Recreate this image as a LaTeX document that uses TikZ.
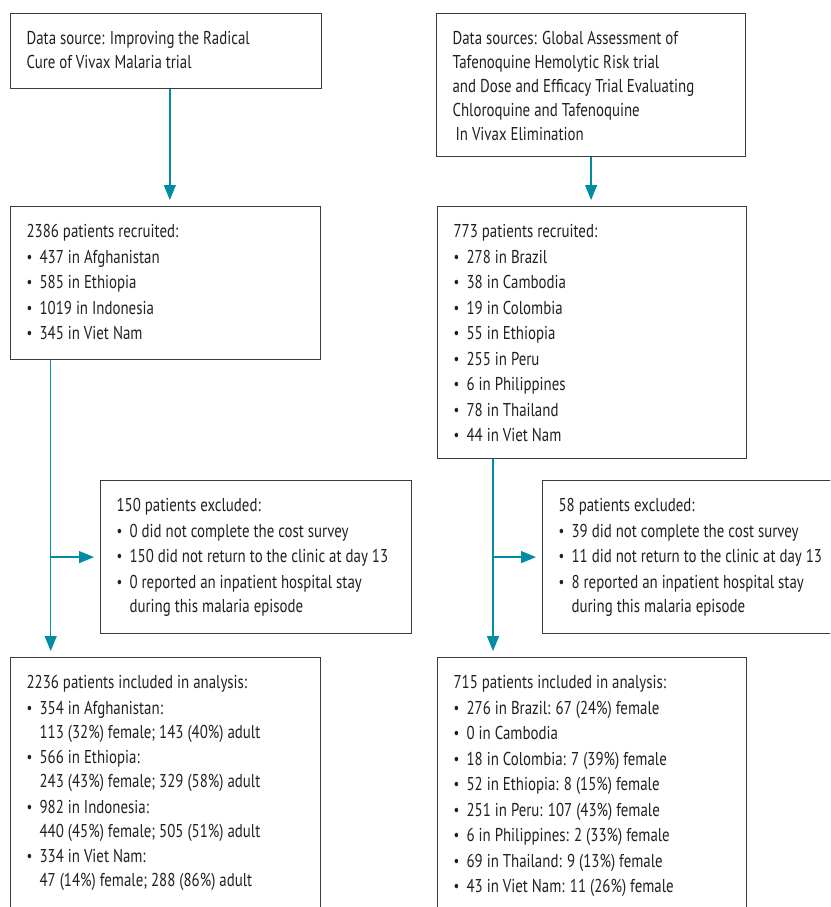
\documentclass[tikz,border=0pt]{standalone}
\usepackage{fontspec}
\setmainfont[FakeStretch=0.80]{PT Sans}
\usetikzlibrary{arrows.meta}
\definecolor{flowteal}{RGB}{0,140,162}
\definecolor{boxgray}{RGB}{60,60,60}
\definecolor{inkgray}{RGB}{35,31,32}
% text inside a box: fixed width and height, set from the top
\newcommand{\boxtext}[3]{\parbox[t][#2][t]{#1}{\raggedright #3}}
% one bullet item
\newcommand{\itm}{\par\vspace{1.5pt}\hangindent=13pt\hangafter=1\noindent
  \makebox[13pt][l]{\fontsize{16pt}{16pt}\selectfont\raisebox{1pt}{•}}}
\tikzset{
	flowbox/.style={draw=boxgray, line width=1.2pt, anchor=north west,
		inner xsep=16pt, inner ysep=18pt, text=inkgray,
		font=\fontsize{18.6pt}{24pt}\selectfont},
	flowarrow/.style={draw=flowteal, line width=1.3pt,
		-{Triangle[length=15pt,width=12pt]}, shorten >=6pt},
}
\begin{document}
\begin{tikzpicture}[x=1pt,y=-1pt]
	\useasboundingbox (0,0) rectangle (830,907);
	\clip (0,0) rectangle (830,907);
	
	% data sources
	\node[flowbox] (srcL) at (10,12.7) {\boxtext{278.5pt}{39.5pt}{%
		Data source: Improving the Radical\\
		Cure of Vivax Malaria trial}};
	\node[flowbox] (srcR) at (436,12.7) {\boxtext{277pt}{107pt}{%
		Data sources: Global Assessment of\\
		Tafenoquine Hemolytic Risk trial\\
		and Dose and Efficacy Trial Evaluating\\
		Chloroquine and Tafenoquine\\
		\hspace*{3pt}In Vivax Elimination}};
	
	% recruited
	\node[flowbox] (recL) at (10,206) {\boxtext{278pt}{117pt}{%
		2386 patients recruited:
		\itm 437 in Afghanistan
		\itm 585 in Ethiopia
		\itm 1019 in Indonesia
		\itm 345 in Viet Nam}};
	\node[flowbox] (recR) at (437,206) {\boxtext{277pt}{216pt}{%
		773 patients recruited:
		\itm 278 in Brazil
		\itm 38 in Cambodia
		\itm 19 in Colombia
		\itm 55 in Ethiopia
		\itm 255 in Peru
		\itm 6 in Philippines
		\itm 78 in Thailand
		\itm 44 in Viet Nam}};
	
	% excluded
	\node[flowbox] (excL) at (100,480) {\boxtext{279pt}{117pt}{%
		150 patients excluded:
		\itm 0 did not complete the cost survey
		\itm 150 did not return to the clinic at day 13
		\itm 0 reported an inpatient hospital stay\newline
		during this malaria episode}};
	\node[flowbox] (excR) at (542,480) {\boxtext{280pt}{117pt}{%
		58 patients excluded:
		\itm 39 did not complete the cost survey
		\itm 11 did not return to the clinic at day 13
		\itm 8 reported an inpatient hospital stay\newline
		during this malaria episode}};
	
	% included
	\node[flowbox] (incL) at (10,657) {\boxtext{278pt}{234pt}{%
		2236 patients included in analysis:
		\itm 354 in Afghanistan:\newline
		113 (32\%) female; 143 (40\%) adult
		\itm 566 in Ethiopia:\newline
		243 (43\%) female; 329 (58\%) adult
		\itm 982 in Indonesia:\newline
		440 (45\%) female; 505 (51\%) adult
		\itm 334 in Viet Nam:\newline
		47 (14\%) female; 288 (86\%) adult}};
	\node[flowbox] (incR) at (437,657) {\boxtext{277pt}{234pt}{%
		715 patients included in analysis:
		\itm 276 in Brazil: 67 (24\%) female
		\itm 0 in Cambodia
		\itm 18 in Colombia: 7 (39\%) female
		\itm 52 in Ethiopia: 8 (15\%) female
		\itm 251 in Peru: 107 (43\%) female
		\itm 6 in Philippines: 2 (33\%) female
		\itm 69 in Thailand: 9 (13\%) female
		\itm 43 in Viet Nam: 11 (26\%) female}};
	
	% connectors
	\draw[flowarrow] ([xshift=4pt]srcL.south) -- ([xshift=4pt]srcL.south |- recL.north);
	\draw[flowarrow] (srcR.south) -- (srcR.south |- recR.north);
	
	\coordinate (trunkL) at ([xshift=40.7pt]recL.south west);
	\coordinate (trunkR) at ([xshift=56pt]recR.south west);
	\draw[flowarrow] (trunkL) -- (trunkL |- incL.north);
	\draw[flowarrow] (trunkL |- excL.west) -- (excL.west);
	\draw[flowarrow] (trunkR) -- (trunkR |- incR.north);
	\draw[flowarrow] (trunkR |- excR.west) -- (excR.west);
\end{tikzpicture}
\end{document}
◇ ◇ ◇ ◇ ◇
Give back every line exactly as it stands, pictures excluded.

#### [Output below]
Recreate this image as a LaTeX document that uses TikZ.
\documentclass[tikz,border=0pt]{standalone}
\usepackage{fontspec}
\setmainfont[FakeStretch=0.80]{PT Sans}
\usetikzlibrary{arrows.meta}
\definecolor{flowteal}{RGB}{0,140,162}
\definecolor{boxgray}{RGB}{60,60,60}
\definecolor{inkgray}{RGB}{35,31,32}
% text inside a box: fixed width and height, set from the top
\newcommand{\boxtext}[3]{\parbox[t][#2][t]{#1}{\raggedright #3}}
% one bullet item
\newcommand{\itm}{\par\vspace{1.5pt}\hangindent=13pt\hangafter=1\noindent
  \makebox[13pt][l]{\fontsize{16pt}{16pt}\selectfont\raisebox{1pt}{•}}}
\tikzset{
	flowbox/.style={draw=boxgray, line width=1.2pt, anchor=north west,
		inner xsep=16pt, inner ysep=18pt, text=inkgray,
		font=\fontsize{18.6pt}{24pt}\selectfont},
	flowarrow/.style={draw=flowteal, line width=1.3pt,
		-{Triangle[length=15pt,width=12pt]}, shorten >=6pt},
}
\begin{document}
\begin{tikzpicture}[x=1pt,y=-1pt]
	\useasboundingbox (0,0) rectangle (830,907);
	\clip (0,0) rectangle (830,907);
	
	% data sources
	\node[flowbox] (srcL) at (10,12.7) {\boxtext{278.5pt}{39.5pt}{%
		Data source: Improving the Radical\\
		Cure of Vivax Malaria trial}};
	\node[flowbox] (srcR) at (436,12.7) {\boxtext{277pt}{107pt}{%
		Data sources: Global Assessment of\\
		Tafenoquine Hemolytic Risk trial\\
		and Dose and Efficacy Trial Evaluating\\
		Chloroquine and Tafenoquine\\
		\hspace*{3pt}In Vivax Elimination}};
	
	% recruited
	\node[flowbox] (recL) at (10,206) {\boxtext{278pt}{117pt}{%
		2386 patients recruited:
		\itm 437 in Afghanistan
		\itm 585 in Ethiopia
		\itm 1019 in Indonesia
		\itm 345 in Viet Nam}};
	\node[flowbox] (recR) at (437,206) {\boxtext{277pt}{216pt}{%
		773 patients recruited:
		\itm 278 in Brazil
		\itm 38 in Cambodia
		\itm 19 in Colombia
		\itm 55 in Ethiopia
		\itm 255 in Peru
		\itm 6 in Philippines
		\itm 78 in Thailand
		\itm 44 in Viet Nam}};
	
	% excluded
	\node[flowbox] (excL) at (100,480) {\boxtext{279pt}{117pt}{%
		150 patients excluded:
		\itm 0 did not complete the cost survey
		\itm 150 did not return to the clinic at day 13
		\itm 0 reported an inpatient hospital stay\newline
		during this malaria episode}};
	\node[flowbox] (excR) at (542,480) {\boxtext{280pt}{117pt}{%
		58 patients excluded:
		\itm 39 did not complete the cost survey
		\itm 11 did not return to the clinic at day 13
		\itm 8 reported an inpatient hospital stay\newline
		during this malaria episode}};
	
	% included
	\node[flowbox] (incL) at (10,657) {\boxtext{278pt}{234pt}{%
		2236 patients included in analysis:
		\itm 354 in Afghanistan:\newline
		113 (32\%) female; 143 (40\%) adult
		\itm 566 in Ethiopia:\newline
		243 (43\%) female; 329 (58\%) adult
		\itm 982 in Indonesia:\newline
		440 (45\%) female; 505 (51\%) adult
		\itm 334 in Viet Nam:\newline
		47 (14\%) female; 288 (86\%) adult}};
	\node[flowbox] (incR) at (437,657) {\boxtext{277pt}{234pt}{%
		715 patients included in analysis:
		\itm 276 in Brazil: 67 (24\%) female
		\itm 0 in Cambodia
		\itm 18 in Colombia: 7 (39\%) female
		\itm 52 in Ethiopia: 8 (15\%) female
		\itm 251 in Peru: 107 (43\%) female
		\itm 6 in Philippines: 2 (33\%) female
		\itm 69 in Thailand: 9 (13\%) female
		\itm 43 in Viet Nam: 11 (26\%) female}};
	
	% connectors
	\draw[flowarrow] ([xshift=4pt]srcL.south) -- ([xshift=4pt]srcL.south |- recL.north);
	\draw[flowarrow] (srcR.south) -- (srcR.south |- recR.north);
	
	\coordinate (trunkL) at ([xshift=40.7pt]recL.south west);
	\coordinate (trunkR) at ([xshift=56pt]recR.south west);
	\draw[flowarrow] (trunkL) -- (trunkL |- incL.north);
	\draw[flowarrow] (trunkL |- excL.west) -- (excL.west);
	\draw[flowarrow] (trunkR) -- (trunkR |- incR.north);
	\draw[flowarrow] (trunkR |- excR.west) -- (excR.west);
\end{tikzpicture}
\end{document}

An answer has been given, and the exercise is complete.